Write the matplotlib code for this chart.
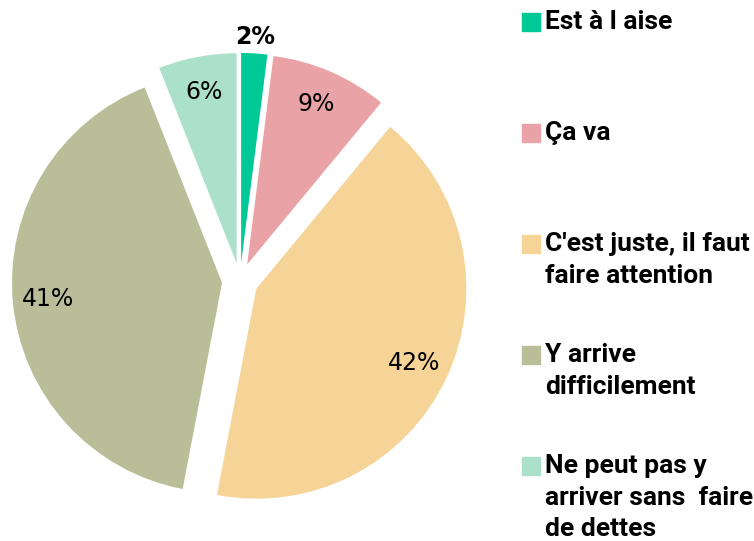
import matplotlib.pyplot as plt
from matplotlib.patches import Rectangle
import numpy as np

# Categories (in drawing order, clockwise from the top)
labels = ["Est à l aise", "Ça va", "C'est juste, il faut\nfaire attention",
          "Y arrive\ndifficilement", "Ne peut pas y\narriver sans  faire\nde dettes"]
values = [2, 9, 42, 41, 6]
colors = ["#00C896", "#E9A2A5", "#F6D397", "#B9BD98", "#ABE1CA"]

legend_font = ["Roboto", "DejaVu Sans"]

fig = plt.figure(figsize=(7.54, 5.41), dpi=100)
ax = fig.add_axes([0, 0, 1, 1])

wedges, texts, autotexts = ax.pie(
    values, colors=colors, startangle=90, counterclock=False,
    explode=[0.086] * len(values), radius=1.0,
    autopct="%d%%", pctdistance=0.83,
    textprops={"fontsize": 17, "color": "black", "family": "DejaVu Sans"},
    wedgeprops={"linewidth": 0},
)

# the small slice gets its label outside, in bold
w = wedges[0]
mid = np.deg2rad((w.theta1 + w.theta2) / 2)
cx, cy = w.center
autotexts[0].set_position((cx + 1.08 * np.cos(mid), cy + 1.08 * np.sin(mid)))
autotexts[0].set_fontweight("bold")

# 1 data unit = 210 px, pie centre at (240, 260) px from bottom-left
scale = 210.0
ax.set_xlim(-240 / scale, (754 - 240) / scale)
ax.set_ylim(-260 / scale, (541 - 260) / scale)
ax.axis("off")

# Legend: fixed-spacing entries, first line aligned with the square
W, H = 754.0, 541.0
for i, (lab, col) in enumerate(zip(labels, colors)):
    top = 13 + i * 111
    fig.patches.append(Rectangle((522 / W, 1 - (top + 18) / H), 18 / W, 18 / H,
                                 transform=fig.transFigure, color=col))
    fig.text(545 / W, 1 - (top - 3) / H, lab, family=legend_font,
             fontweight="bold", fontsize=19, va="top", ha="left",
             linespacing=1.4)

fig.savefig("out.png", dpi=100)
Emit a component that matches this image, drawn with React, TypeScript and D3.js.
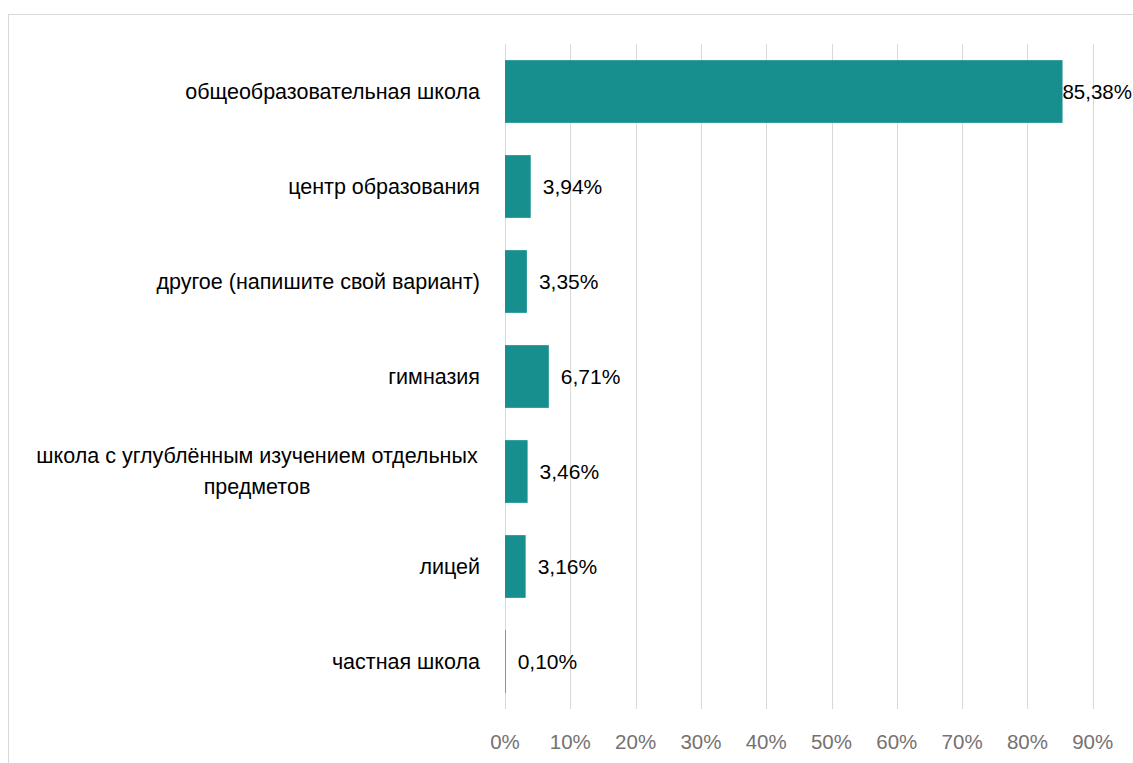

**Task description**
Leave images out of the retyped records; keep all else exact.

**Task solution**
Write the matplotlib code for this chart.
import matplotlib.pyplot as plt
from matplotlib.patches import Rectangle
import numpy as np

# Categories (in drawing order, clockwise from the top)
labels = ["Est à l aise", "Ça va", "C'est juste, il faut\nfaire attention",
          "Y arrive\ndifficilement", "Ne peut pas y\narriver sans  faire\nde dettes"]
values = [2, 9, 42, 41, 6]
colors = ["#00C896", "#E9A2A5", "#F6D397", "#B9BD98", "#ABE1CA"]

legend_font = ["Roboto", "DejaVu Sans"]

fig = plt.figure(figsize=(7.54, 5.41), dpi=100)
ax = fig.add_axes([0, 0, 1, 1])

wedges, texts, autotexts = ax.pie(
    values, colors=colors, startangle=90, counterclock=False,
    explode=[0.086] * len(values), radius=1.0,
    autopct="%d%%", pctdistance=0.83,
    textprops={"fontsize": 17, "color": "black", "family": "DejaVu Sans"},
    wedgeprops={"linewidth": 0},
)

# the small slice gets its label outside, in bold
w = wedges[0]
mid = np.deg2rad((w.theta1 + w.theta2) / 2)
cx, cy = w.center
autotexts[0].set_position((cx + 1.08 * np.cos(mid), cy + 1.08 * np.sin(mid)))
autotexts[0].set_fontweight("bold")

# 1 data unit = 210 px, pie centre at (240, 260) px from bottom-left
scale = 210.0
ax.set_xlim(-240 / scale, (754 - 240) / scale)
ax.set_ylim(-260 / scale, (541 - 260) / scale)
ax.axis("off")

# Legend: fixed-spacing entries, first line aligned with the square
W, H = 754.0, 541.0
for i, (lab, col) in enumerate(zip(labels, colors)):
    top = 13 + i * 111
    fig.patches.append(Rectangle((522 / W, 1 - (top + 18) / H), 18 / W, 18 / H,
                                 transform=fig.transFigure, color=col))
    fig.text(545 / W, 1 - (top - 3) / H, lab, family=legend_font,
             fontweight="bold", fontsize=19, va="top", ha="left",
             linespacing=1.4)

fig.savefig("out.png", dpi=100)
Emit a component that matches this image, drawn with React, TypeScript and D3.js.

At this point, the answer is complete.